╭──

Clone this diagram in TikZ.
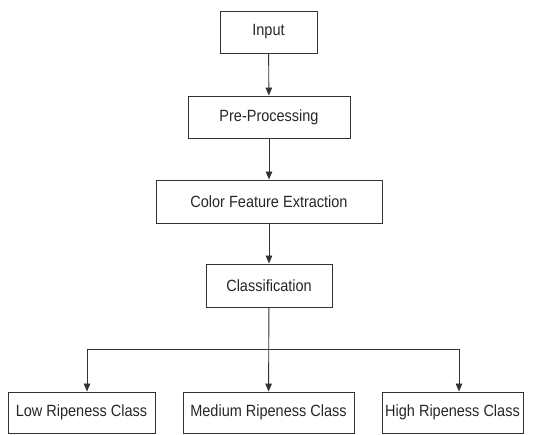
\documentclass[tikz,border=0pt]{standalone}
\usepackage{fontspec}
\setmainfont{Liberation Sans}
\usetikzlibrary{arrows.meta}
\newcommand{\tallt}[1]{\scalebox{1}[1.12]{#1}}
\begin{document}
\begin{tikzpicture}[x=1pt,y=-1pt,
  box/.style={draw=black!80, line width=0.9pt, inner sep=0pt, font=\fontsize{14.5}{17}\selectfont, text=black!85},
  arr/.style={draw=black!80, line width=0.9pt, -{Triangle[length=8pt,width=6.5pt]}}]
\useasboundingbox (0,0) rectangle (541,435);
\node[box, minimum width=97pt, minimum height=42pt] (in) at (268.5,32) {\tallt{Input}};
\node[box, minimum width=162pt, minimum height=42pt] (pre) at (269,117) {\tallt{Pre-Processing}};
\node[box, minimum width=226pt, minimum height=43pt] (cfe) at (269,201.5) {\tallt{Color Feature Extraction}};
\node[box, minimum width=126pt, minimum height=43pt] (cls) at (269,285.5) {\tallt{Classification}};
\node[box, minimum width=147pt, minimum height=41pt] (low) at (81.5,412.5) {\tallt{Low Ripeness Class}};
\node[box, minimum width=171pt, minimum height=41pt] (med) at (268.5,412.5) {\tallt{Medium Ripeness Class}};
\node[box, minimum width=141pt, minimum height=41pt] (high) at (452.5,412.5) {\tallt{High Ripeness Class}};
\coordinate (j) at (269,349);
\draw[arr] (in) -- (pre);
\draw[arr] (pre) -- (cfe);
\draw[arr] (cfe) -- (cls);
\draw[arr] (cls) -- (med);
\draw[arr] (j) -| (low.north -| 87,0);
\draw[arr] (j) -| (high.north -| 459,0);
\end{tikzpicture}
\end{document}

╰──

*Task directions*:
Make an exact reproduction of the listing above, without any pictures.

*Exercise output*:
Clone this diagram in TikZ.
\documentclass[tikz,border=0pt]{standalone}
\usepackage{fontspec}
\setmainfont{Liberation Sans}
\usetikzlibrary{arrows.meta}
\newcommand{\tallt}[1]{\scalebox{1}[1.12]{#1}}
\begin{document}
\begin{tikzpicture}[x=1pt,y=-1pt,
  box/.style={draw=black!80, line width=0.9pt, inner sep=0pt, font=\fontsize{14.5}{17}\selectfont, text=black!85},
  arr/.style={draw=black!80, line width=0.9pt, -{Triangle[length=8pt,width=6.5pt]}}]
\useasboundingbox (0,0) rectangle (541,435);
\node[box, minimum width=97pt, minimum height=42pt] (in) at (268.5,32) {\tallt{Input}};
\node[box, minimum width=162pt, minimum height=42pt] (pre) at (269,117) {\tallt{Pre-Processing}};
\node[box, minimum width=226pt, minimum height=43pt] (cfe) at (269,201.5) {\tallt{Color Feature Extraction}};
\node[box, minimum width=126pt, minimum height=43pt] (cls) at (269,285.5) {\tallt{Classification}};
\node[box, minimum width=147pt, minimum height=41pt] (low) at (81.5,412.5) {\tallt{Low Ripeness Class}};
\node[box, minimum width=171pt, minimum height=41pt] (med) at (268.5,412.5) {\tallt{Medium Ripeness Class}};
\node[box, minimum width=141pt, minimum height=41pt] (high) at (452.5,412.5) {\tallt{High Ripeness Class}};
\coordinate (j) at (269,349);
\draw[arr] (in) -- (pre);
\draw[arr] (pre) -- (cfe);
\draw[arr] (cfe) -- (cls);
\draw[arr] (cls) -- (med);
\draw[arr] (j) -| (low.north -| 87,0);
\draw[arr] (j) -| (high.north -| 459,0);
\end{tikzpicture}
\end{document}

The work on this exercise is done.